The table should therefore be seen as a good estimate, in an average soil with a GPR wave velocity of 100 m/µs. Often the performance will be better.
(Click to enlarge)
*The values for the approximate depth are calculated by the assumption that in ideal conditions, the maximum depth of penetration before the full energy of the transmission is lost is 20 wavelengths or less. Please note that any obstacles (i.e. rebars or objects in the investigated material will potentially reduce the potential depth penetration of an antenna). The potential maximum depth of antenna also depends on maximum time window of that specific instrument (see text below).
The GPR systems also has a maximum time window which will be important to consider before starting any measurement. The time window is defined as the time the receiver antenna (Rx) listens to echoes from a transmitted electromagnetic wave, and if this is not long enough you may stop listening before the signal has reached the target you are looking for. Most often it will, however, be the local ground conditions (first and foremost the conductivity) that will limit the penetration of the GPR wave.
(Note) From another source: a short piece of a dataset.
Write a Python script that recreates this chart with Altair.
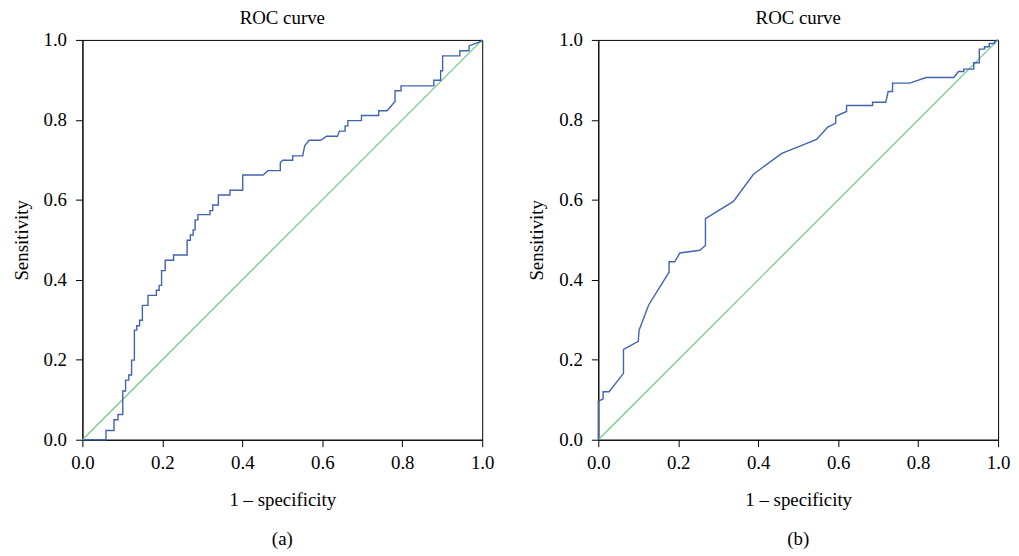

In extremely clean medias, such as snow and ice, the GPR wave will travel almost unhindered, but in soils and concrete it will be scattered when reflecting off, for example, grains or stones or be attenuated due to conductivity.
If it is hard to decide which antenna frequency to choose, this can be solved by using either a dual frequency antenna or a multichannel control unit combining both higher and lower antenna frequencies. This gives the possibility to map details near the surface but also to detect larger feature deeper down in the ground, at the same time. You can, of course, also survey the same area twice with different antennas, to get even more information about buried features in the subsurface.
With ground coupled antennas (as Guideline Geo`s GPR antennas) the size of the antenna element differs with frequency. This means that high frequency antennas are small and low frequency antennas are larger.